Output the lines exactly, from the one where "Give me the D3.js source for this chart." appears through the one where "0.10, 0.10, 0.09, 0.08, 0.07, 0.06, 0.05, 0.04, 0.03];" appears. Images are left out.

------

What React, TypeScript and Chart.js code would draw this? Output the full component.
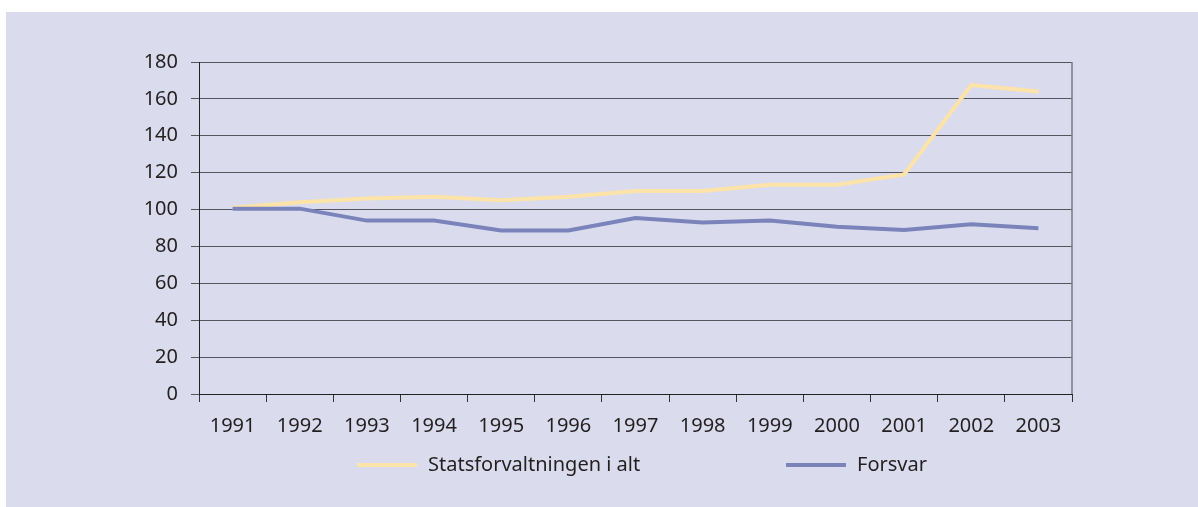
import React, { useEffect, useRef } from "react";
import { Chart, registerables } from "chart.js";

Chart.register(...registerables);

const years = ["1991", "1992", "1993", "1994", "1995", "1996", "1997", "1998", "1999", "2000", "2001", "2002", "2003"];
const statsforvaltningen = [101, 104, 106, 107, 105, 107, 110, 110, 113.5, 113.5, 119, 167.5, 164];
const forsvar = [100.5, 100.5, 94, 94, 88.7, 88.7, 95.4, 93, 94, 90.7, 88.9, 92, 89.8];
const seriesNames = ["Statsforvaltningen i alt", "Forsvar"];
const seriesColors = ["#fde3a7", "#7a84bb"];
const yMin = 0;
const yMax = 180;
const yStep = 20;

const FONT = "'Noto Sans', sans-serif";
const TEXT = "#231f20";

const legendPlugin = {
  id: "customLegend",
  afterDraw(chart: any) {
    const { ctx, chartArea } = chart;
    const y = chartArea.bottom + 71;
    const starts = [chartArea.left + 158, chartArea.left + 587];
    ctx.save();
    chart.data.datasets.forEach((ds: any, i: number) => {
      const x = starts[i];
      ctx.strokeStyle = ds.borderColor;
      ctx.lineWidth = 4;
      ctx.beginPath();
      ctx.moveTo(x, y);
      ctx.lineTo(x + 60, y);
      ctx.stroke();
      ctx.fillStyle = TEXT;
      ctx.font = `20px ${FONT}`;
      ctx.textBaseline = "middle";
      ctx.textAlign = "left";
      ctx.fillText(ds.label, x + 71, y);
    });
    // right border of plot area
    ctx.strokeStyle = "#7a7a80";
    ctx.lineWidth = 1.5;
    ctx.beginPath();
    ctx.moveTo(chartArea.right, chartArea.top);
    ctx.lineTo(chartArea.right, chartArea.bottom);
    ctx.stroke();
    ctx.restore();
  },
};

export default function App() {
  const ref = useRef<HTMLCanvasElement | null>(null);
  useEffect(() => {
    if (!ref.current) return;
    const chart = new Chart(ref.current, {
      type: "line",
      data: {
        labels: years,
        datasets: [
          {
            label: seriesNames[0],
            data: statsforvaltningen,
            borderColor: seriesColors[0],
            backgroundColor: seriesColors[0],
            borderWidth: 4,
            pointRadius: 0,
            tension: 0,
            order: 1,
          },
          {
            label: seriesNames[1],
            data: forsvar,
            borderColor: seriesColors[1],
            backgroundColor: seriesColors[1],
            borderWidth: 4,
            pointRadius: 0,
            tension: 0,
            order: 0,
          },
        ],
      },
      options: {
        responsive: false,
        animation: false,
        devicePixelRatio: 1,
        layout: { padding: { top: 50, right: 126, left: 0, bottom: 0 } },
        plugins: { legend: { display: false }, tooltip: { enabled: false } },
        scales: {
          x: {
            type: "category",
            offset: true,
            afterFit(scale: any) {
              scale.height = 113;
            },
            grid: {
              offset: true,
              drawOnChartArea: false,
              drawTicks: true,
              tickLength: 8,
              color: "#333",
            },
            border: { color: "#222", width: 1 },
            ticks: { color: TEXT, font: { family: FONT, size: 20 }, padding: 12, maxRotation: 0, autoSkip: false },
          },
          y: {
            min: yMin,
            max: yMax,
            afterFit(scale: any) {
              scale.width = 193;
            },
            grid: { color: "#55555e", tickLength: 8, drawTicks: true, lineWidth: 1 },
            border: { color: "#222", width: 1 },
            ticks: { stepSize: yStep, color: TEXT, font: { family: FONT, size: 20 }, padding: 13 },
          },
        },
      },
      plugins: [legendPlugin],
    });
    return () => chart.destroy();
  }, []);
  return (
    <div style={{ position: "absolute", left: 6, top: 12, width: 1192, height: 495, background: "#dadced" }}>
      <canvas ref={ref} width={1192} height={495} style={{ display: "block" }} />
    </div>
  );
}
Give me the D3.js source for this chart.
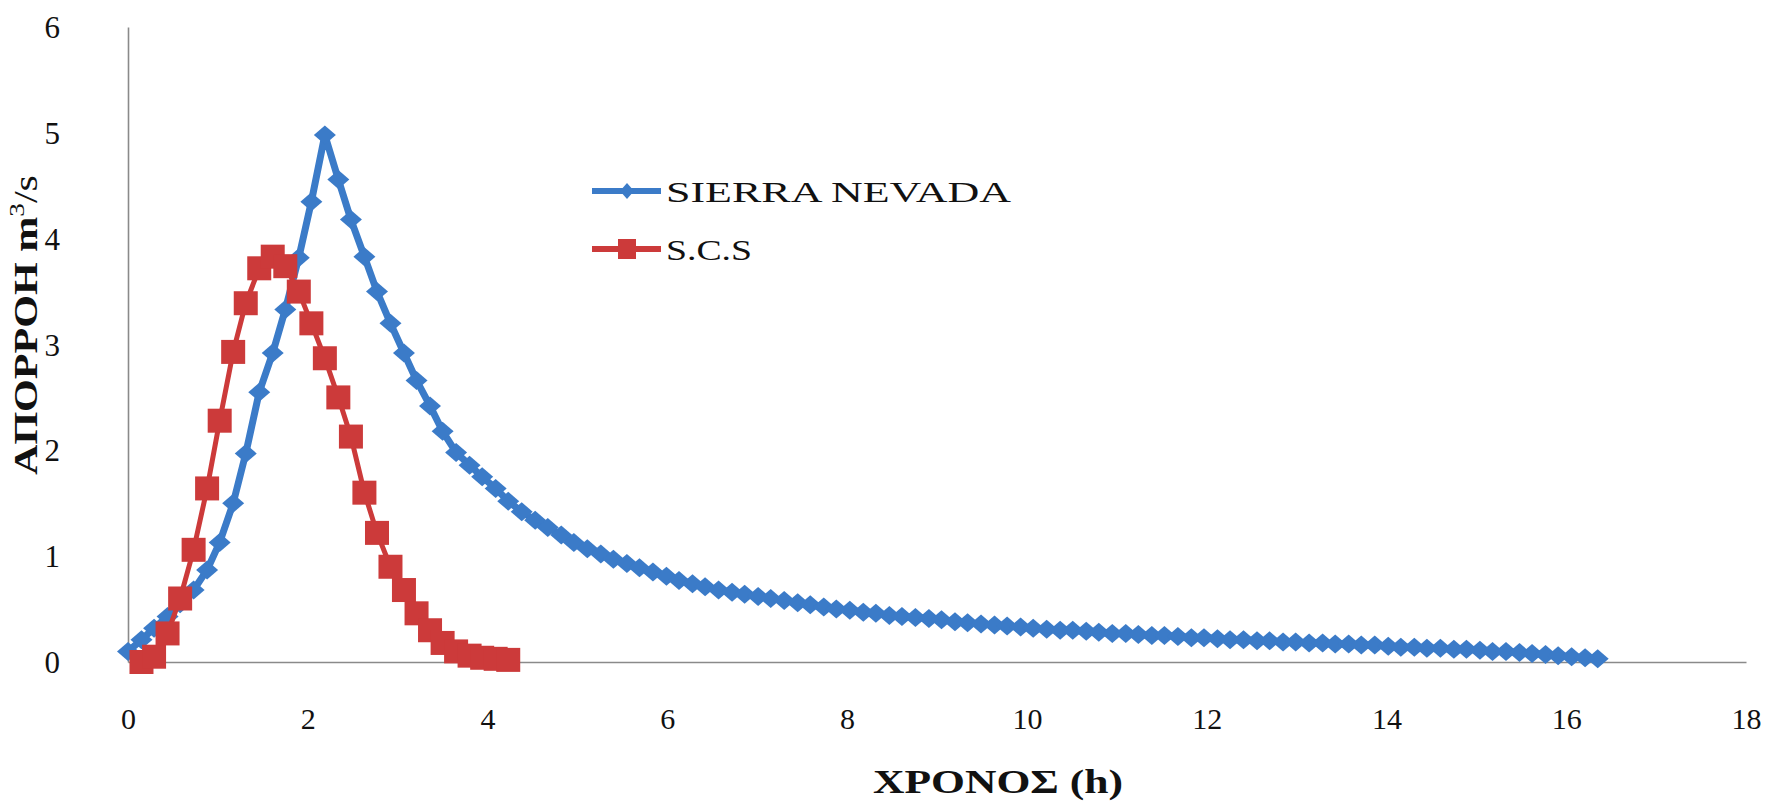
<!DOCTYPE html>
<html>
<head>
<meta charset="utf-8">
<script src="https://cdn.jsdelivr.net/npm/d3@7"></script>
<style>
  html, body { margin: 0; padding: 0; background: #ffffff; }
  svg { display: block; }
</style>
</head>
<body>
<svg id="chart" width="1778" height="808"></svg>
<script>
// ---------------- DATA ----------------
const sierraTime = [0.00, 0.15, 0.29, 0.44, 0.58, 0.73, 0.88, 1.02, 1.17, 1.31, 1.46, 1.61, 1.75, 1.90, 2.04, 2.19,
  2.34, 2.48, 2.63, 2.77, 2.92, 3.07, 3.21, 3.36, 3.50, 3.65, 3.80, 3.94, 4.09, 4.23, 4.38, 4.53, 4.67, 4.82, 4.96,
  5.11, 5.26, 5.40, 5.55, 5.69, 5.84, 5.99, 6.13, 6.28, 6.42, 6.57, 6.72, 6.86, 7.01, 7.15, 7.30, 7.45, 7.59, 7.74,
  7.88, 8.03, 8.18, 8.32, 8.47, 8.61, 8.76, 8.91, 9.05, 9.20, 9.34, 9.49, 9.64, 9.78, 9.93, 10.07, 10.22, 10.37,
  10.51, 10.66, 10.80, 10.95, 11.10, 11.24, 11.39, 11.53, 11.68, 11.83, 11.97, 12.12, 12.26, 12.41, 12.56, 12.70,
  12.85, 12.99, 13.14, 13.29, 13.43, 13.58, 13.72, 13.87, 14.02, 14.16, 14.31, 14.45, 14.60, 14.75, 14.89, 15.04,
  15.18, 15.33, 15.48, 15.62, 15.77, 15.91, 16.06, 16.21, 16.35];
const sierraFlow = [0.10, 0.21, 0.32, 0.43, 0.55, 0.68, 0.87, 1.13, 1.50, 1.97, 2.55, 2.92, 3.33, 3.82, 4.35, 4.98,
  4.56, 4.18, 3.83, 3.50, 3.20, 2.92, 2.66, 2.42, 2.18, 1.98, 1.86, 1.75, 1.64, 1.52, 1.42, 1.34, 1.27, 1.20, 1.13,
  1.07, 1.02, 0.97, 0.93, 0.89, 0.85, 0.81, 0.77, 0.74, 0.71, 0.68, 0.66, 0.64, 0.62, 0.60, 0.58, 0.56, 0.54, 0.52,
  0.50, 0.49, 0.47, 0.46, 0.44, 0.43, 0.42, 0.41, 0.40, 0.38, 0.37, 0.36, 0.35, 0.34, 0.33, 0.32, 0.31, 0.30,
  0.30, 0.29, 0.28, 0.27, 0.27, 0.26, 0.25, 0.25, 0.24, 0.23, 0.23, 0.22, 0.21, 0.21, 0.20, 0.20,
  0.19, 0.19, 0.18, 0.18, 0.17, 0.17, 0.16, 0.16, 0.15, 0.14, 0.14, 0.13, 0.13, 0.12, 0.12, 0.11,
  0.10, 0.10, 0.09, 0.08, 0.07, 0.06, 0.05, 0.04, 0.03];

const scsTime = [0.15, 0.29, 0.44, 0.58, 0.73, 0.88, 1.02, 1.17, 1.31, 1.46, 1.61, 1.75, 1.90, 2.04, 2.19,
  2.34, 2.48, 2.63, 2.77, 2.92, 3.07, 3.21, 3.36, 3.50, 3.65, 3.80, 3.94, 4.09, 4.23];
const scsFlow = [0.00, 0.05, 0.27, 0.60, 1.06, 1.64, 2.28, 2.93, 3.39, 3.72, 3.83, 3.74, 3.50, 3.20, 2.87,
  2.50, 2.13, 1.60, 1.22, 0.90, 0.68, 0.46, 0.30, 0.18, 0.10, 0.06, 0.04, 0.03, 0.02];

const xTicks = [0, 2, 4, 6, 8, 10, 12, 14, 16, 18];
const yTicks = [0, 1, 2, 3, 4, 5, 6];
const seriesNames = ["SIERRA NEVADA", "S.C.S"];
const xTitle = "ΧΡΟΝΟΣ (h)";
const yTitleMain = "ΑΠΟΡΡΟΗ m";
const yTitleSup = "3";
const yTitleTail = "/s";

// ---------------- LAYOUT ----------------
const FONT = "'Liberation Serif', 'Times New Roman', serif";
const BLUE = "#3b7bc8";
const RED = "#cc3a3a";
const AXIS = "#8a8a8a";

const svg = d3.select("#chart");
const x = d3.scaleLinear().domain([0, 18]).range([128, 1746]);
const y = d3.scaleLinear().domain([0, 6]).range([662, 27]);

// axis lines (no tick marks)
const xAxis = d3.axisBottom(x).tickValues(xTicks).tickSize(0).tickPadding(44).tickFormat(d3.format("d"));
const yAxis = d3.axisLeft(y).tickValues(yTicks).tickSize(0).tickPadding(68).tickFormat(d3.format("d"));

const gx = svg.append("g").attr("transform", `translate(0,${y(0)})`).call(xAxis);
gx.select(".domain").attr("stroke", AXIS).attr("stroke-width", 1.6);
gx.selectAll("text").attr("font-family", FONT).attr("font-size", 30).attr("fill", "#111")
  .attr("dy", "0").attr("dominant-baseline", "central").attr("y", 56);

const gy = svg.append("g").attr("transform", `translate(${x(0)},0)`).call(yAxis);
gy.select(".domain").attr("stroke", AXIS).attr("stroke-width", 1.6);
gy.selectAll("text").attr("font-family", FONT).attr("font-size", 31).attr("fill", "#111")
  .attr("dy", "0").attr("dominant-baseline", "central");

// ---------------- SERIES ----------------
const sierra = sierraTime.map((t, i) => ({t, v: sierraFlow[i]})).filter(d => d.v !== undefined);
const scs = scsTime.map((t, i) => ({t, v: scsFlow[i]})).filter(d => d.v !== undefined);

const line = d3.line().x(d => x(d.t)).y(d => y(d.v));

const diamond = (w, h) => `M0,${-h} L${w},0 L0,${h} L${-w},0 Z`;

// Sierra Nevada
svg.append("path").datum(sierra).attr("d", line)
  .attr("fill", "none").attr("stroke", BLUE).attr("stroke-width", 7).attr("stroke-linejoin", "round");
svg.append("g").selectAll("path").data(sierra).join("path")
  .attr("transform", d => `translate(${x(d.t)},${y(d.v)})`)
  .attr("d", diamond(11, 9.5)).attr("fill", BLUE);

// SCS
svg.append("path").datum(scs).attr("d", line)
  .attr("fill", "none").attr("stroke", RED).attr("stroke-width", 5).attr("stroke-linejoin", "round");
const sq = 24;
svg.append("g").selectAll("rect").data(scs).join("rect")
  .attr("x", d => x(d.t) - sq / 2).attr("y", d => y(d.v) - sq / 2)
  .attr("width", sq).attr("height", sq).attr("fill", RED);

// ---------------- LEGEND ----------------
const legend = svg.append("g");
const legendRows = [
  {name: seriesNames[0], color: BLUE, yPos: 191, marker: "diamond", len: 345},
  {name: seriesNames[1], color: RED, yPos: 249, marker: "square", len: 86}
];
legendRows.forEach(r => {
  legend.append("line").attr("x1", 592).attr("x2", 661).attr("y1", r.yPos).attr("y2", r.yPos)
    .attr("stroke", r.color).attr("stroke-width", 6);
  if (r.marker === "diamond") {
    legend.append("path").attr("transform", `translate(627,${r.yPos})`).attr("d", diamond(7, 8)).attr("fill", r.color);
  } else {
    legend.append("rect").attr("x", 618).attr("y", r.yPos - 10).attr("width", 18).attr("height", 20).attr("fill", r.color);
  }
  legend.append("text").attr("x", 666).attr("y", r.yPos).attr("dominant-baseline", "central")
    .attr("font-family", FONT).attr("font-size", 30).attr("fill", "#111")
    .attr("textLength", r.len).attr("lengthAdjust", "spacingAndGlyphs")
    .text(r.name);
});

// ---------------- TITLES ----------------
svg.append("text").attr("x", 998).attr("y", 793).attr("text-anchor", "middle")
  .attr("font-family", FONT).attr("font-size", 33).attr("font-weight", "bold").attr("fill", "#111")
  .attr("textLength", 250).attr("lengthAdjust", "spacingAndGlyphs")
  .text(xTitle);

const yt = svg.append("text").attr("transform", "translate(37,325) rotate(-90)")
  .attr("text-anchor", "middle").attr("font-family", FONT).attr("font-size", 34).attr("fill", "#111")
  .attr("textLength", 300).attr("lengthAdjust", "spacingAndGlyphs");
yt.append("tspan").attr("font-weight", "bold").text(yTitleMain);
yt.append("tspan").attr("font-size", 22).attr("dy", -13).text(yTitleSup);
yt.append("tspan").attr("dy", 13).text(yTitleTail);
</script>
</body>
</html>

------

# Response to the task
Give me the D3.js source for this chart.
<!DOCTYPE html>
<html>
<head>
<meta charset="utf-8">
<script src="https://cdn.jsdelivr.net/npm/d3@7"></script>
<style>
  html, body { margin: 0; padding: 0; background: #ffffff; }
  svg { display: block; }
</style>
</head>
<body>
<svg id="chart" width="1778" height="808"></svg>
<script>
// ---------------- DATA ----------------
const sierraTime = [0.00, 0.15, 0.29, 0.44, 0.58, 0.73, 0.88, 1.02, 1.17, 1.31, 1.46, 1.61, 1.75, 1.90, 2.04, 2.19,
  2.34, 2.48, 2.63, 2.77, 2.92, 3.07, 3.21, 3.36, 3.50, 3.65, 3.80, 3.94, 4.09, 4.23, 4.38, 4.53, 4.67, 4.82, 4.96,
  5.11, 5.26, 5.40, 5.55, 5.69, 5.84, 5.99, 6.13, 6.28, 6.42, 6.57, 6.72, 6.86, 7.01, 7.15, 7.30, 7.45, 7.59, 7.74,
  7.88, 8.03, 8.18, 8.32, 8.47, 8.61, 8.76, 8.91, 9.05, 9.20, 9.34, 9.49, 9.64, 9.78, 9.93, 10.07, 10.22, 10.37,
  10.51, 10.66, 10.80, 10.95, 11.10, 11.24, 11.39, 11.53, 11.68, 11.83, 11.97, 12.12, 12.26, 12.41, 12.56, 12.70,
  12.85, 12.99, 13.14, 13.29, 13.43, 13.58, 13.72, 13.87, 14.02, 14.16, 14.31, 14.45, 14.60, 14.75, 14.89, 15.04,
  15.18, 15.33, 15.48, 15.62, 15.77, 15.91, 16.06, 16.21, 16.35];
const sierraFlow = [0.10, 0.21, 0.32, 0.43, 0.55, 0.68, 0.87, 1.13, 1.50, 1.97, 2.55, 2.92, 3.33, 3.82, 4.35, 4.98,
  4.56, 4.18, 3.83, 3.50, 3.20, 2.92, 2.66, 2.42, 2.18, 1.98, 1.86, 1.75, 1.64, 1.52, 1.42, 1.34, 1.27, 1.20, 1.13,
  1.07, 1.02, 0.97, 0.93, 0.89, 0.85, 0.81, 0.77, 0.74, 0.71, 0.68, 0.66, 0.64, 0.62, 0.60, 0.58, 0.56, 0.54, 0.52,
  0.50, 0.49, 0.47, 0.46, 0.44, 0.43, 0.42, 0.41, 0.40, 0.38, 0.37, 0.36, 0.35, 0.34, 0.33, 0.32, 0.31, 0.30,
  0.30, 0.29, 0.28, 0.27, 0.27, 0.26, 0.25, 0.25, 0.24, 0.23, 0.23, 0.22, 0.21, 0.21, 0.20, 0.20,
  0.19, 0.19, 0.18, 0.18, 0.17, 0.17, 0.16, 0.16, 0.15, 0.14, 0.14, 0.13, 0.13, 0.12, 0.12, 0.11,
  0.10, 0.10, 0.09, 0.08, 0.07, 0.06, 0.05, 0.04, 0.03];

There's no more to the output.